Em setembro de 2018, durante o evento de 90 anos de Macunaíma que aconteceu na Casa Mário de Andrade, em São Paulo, debatemos sobre o local da morte do alemão Koch-Grünberg (1872-1924), em Roraima. Quando um dos pesquisadores mencionou que a morte aconteceu no Caracaraí (Vista Alegre/RR), a minha parente Roseane Cadete Wapichana, que estava sentada ao meu lado, relembrou para mim: “No mesmo lugar em que morreu sua vó, Gustavo”. E a imagem que se fixou em mim foi: a “substância” do etnólogo alemão, que carrega a história do nosso avô Makunaimî para o seu caderno de campo, e a “substância” do corpo da minha avó Wapichana estão na mesma terra. Ele morreu de malária, ela do coração.
Mas o que significa cruzar esses tempos, encontros e vidas? O fato é que dividem a mesma Terra, o mesmo terreiro, o mesmo espaço: os terreiros de Makunaimî.
Para nós, nosso avô Duid-Makunaimî mora neste tipo
de encontro também, nestas vivências, percepções, referências
e histórias. Mas, de que vale esta contribuição para expressar
isso num aparelho midiático público? Numa revista
de arte contemporânea? Por que colocar estas subjetividades
no campo do julgamento, da crítica ou da partilha?
O fato é que algumas histórias chegam até nós e enquanto netos e netas de Makunaimî nos sentimos responsáveis por elas também. Cabe dizer que alguns cronistas e naturalistas do século 19 não levaram a sério muitas dessas histórias por considerarem “fábulas absurdas” e acreditarem não valer a pena gastar páginas de seus caderninhos de campo.
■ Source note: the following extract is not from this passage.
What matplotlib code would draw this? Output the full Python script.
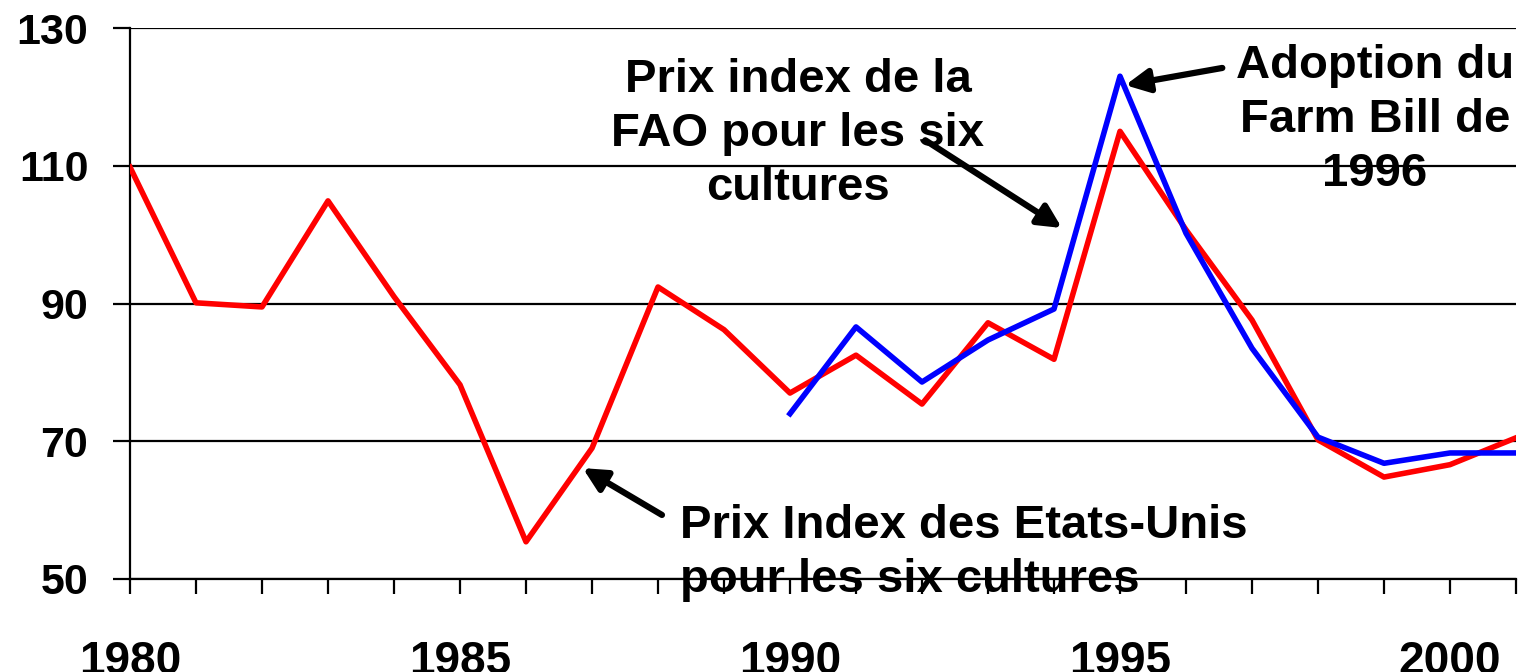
import matplotlib.pyplot as plt
from matplotlib.ticker import MultipleLocator

plt.rcParams['font.family'] = ['Liberation Sans', 'DejaVu Sans']
plt.rcParams['font.weight'] = 'bold'

years_us = list(range(1980, 2002))
us_index = [109.8, 90.1, 89.5, 104.9, 91.0, 78.2, 55.4, 69.0, 92.4, 86.2, 77.0,
            82.5, 75.4, 87.2, 81.9, 115.0, 100.7, 87.6, 70.2, 64.8, 66.6, 70.5]

years_fao = list(range(1990, 2002))
fao_index = [74.0, 86.6, 78.6, 84.7, 89.2, 123.0, 100.2, 83.5, 70.6, 66.8, 68.3, 68.3]

x_labels = [1980, 1985, 1990, 1995, 2000]
y_ticks = [50, 70, 90, 110, 130]

fig = plt.figure(figsize=(15.23, 6.72), dpi=100)
ax = fig.add_axes([130 / 1523, 93 / 672, 1386 / 1523, 551 / 672])

ax.plot(years_us, us_index, color='#ff0000', lw=4, zorder=3)
ax.plot(years_fao, fao_index, color='#0000ff', lw=4, zorder=4)

ax.set_xlim(1980, 2001)
ax.set_ylim(50, 130)
ax.set_yticks(y_ticks)
ax.set_xticks(x_labels)
ax.xaxis.set_minor_locator(MultipleLocator(1))
ax.yaxis.grid(True, color='black', lw=1.6)
ax.set_axisbelow(True)

for s in ['top', 'right']:
    ax.spines[s].set_visible(False)
for s in ['left', 'bottom']:
    ax.spines[s].set_linewidth(1.6)

ax.tick_params(axis='y', direction='out', length=12, width=1.6, pad=18, labelsize=31)
ax.tick_params(axis='x', which='both', direction='out', length=11, width=1.6)
ax.tick_params(axis='x', which='major', pad=33, labelsize=33)

arrow = dict(arrowstyle='-|>,head_length=1.4,head_width=0.7', color='black', lw=4.5,
             shrinkA=0, shrinkB=0)

ax.annotate('', xy=(1994.12, 100.96), xytext=(1992.05, 113.7), arrowprops=arrow)
ax.text(1990.12, 114.6, 'Prix index de la\nFAO pour les six\ncultures', ha='center', va='center',
        fontsize=34, fontweight='bold', linespacing=1.3)

ax.annotate('', xy=(1995.08, 121.7), xytext=(1996.55, 124.2), arrowprops=arrow)
ax.text(1998.86, 116.6, 'Adoption du\nFarm Bill de\n1996', ha='center', va='center',
        fontsize=34, fontweight='bold', linespacing=1.3)

ax.annotate('', xy=(1986.86, 66.1), xytext=(1988.06, 59.3), arrowprops=arrow)
ax.text(1988.33, 53.8, 'Prix Index des Etats-Unis\npour les six cultures', ha='left', va='center',
        fontsize=34, fontweight='bold', linespacing=1.3)

fig.savefig('out.png', dpi=100)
Mas como é que essas histórias resistem ao tempo? “Nosso vô se revela apenas na vivência”, uma parente me dizia hoje mais cedo.
Não cabe a este texto revelar a “moral da história”, ou o sentido disso que acabou de ser partilhado. Mas sabe quando esses sentidos são desvelados? Só é possível a partir da presença indígena porque adaptar-se às nossas subjetividades faz parte desta dança cósmica. Ou as nossas culturas não cabem nesta “indústria e cultura” dominante? Talvez não. Mas Macunaíma, do Mário, continua sendo um fruto de nossa Kultura. Fruto da grande árvore Tamoromu-Wazaká. A grande árvore: o monte Roraima.
Grande árvore? Por hora, basta relembrar que ela remete a origem de nós povos do circum-roraima e está em uma série de obras da Carmézia Emiliano Makuxi, por exemplo.
Makunaima é artista da transformação
Jaider Esbell Makuxi costumava mencionar que nosso avô é artista da transformação. ‘TransMakunaima’, uma série de pinturas do artista Makuxi foram até a Bienal de Veneza 2022 contar esta e outras histórias. Ocupar espaços é reflexo da resistência e da teimosia de nosso avô em persistir em criar mundos possíveis e conectando nossos fios de memórias.
Mas acontece que nosso avô Duid-Makunaimî está afastado de muitos de nós e um dos responsáveis também é a indústria cultural. Nossas Kulturas tem o tamanho do mundo dos sonhos. Mas que outros mundos são criados depois que um livro-fruto, talvez Macunaíma, que nasceu do mundo indígena, talvez da árvore, e foi lançado no mundo para espalhar suas sementes, multiplicando-se até que deste livro-fruto nasceu esta grande árvore e dentro dela uma escola de arte indígena que foi engolida por uma piaba. Depois disso, uma parente Wapichana comeu esse piaba pra nadar mais rápido e se deparou com um corte: a indústria e cultura tornam-se uma peça de museu e o próprio ‘museu’ torna-se objeto de museu, que é devorado por larvas e outros insetos que alimentam-se desta natureza. Mas o que é que acontece depois que cai a grande árvore?